If you’re contributing to a blog, a blog of any kind on any subject, it is often a challenge to decide what to write about or how to write it. Well we’ve written many articles on management and today I thought… “well, why not go back to basics” after all, many, many of us have had many years of experience, yet every month there are people new to management.
Equally we read there are XYZ many principles. Indeed I found articles saying there were 7 principles, also 5 and 4. I bet I could find someone saying there were 6 too. But here I want to touch on 4 principles that I personally feel need to be embraced if you’re to be a good manager and I guess not only do you have to embrace them, you also have to be pretty good and practiced at them.
Planning
Having run my own business, I’ve come to realise that if you don’t plan, likelihood is something will go wrong – ok it might just go right, but the likelihood is that unless you spend time, perhaps sitting quietly somewhere considering in what direction you want the business to go, it won’t get where you would ultimately like it to go. Lets face it, if you don’t have a vision of what you would consider success, then how will you impart that vision, (the vision of what you have planned) to anyone else?
Organization
The reason organizational skills are so important, is that if you are unable to get all your ducks in a row (so to speak) how are you going to implement the plan you’ve worked so hard on?
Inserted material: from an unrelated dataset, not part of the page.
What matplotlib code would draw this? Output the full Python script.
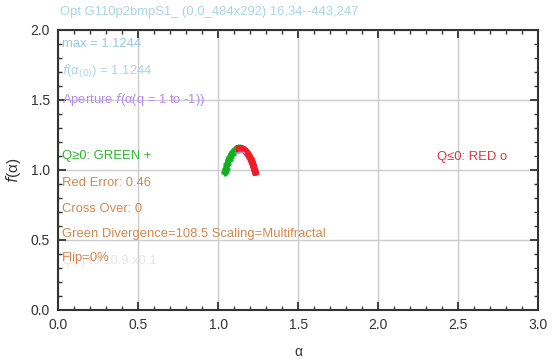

So you need to organize your team, be that marketeers, sales, production and others to produce what you have planned to produce, at the production costs you have calculated , and sell them to the markets you have chosen to sell into.
Leadership
Ultimately, you can plan your plan and organize your team, but if you can’t lead, encourage, communicate and excite your team to work effectively together then all the planning in the world won’t bring success.
Control
Without controls how will you know that you’re producing the products you planned to produce and selling them at the price you planned to sell them at, to the markets you planned to sell them into? Control is simply essential to ensure the company’s mission is achieved.
As a foot note I would add that in relation to control a system similar (in essence) to ISO 9002 will be a boon. I personally feel that 9002 is not for every company, but the principles it dictates are good ones and can identify areas that need more control than others, also making individual team members account for their own particular area of responsibilities.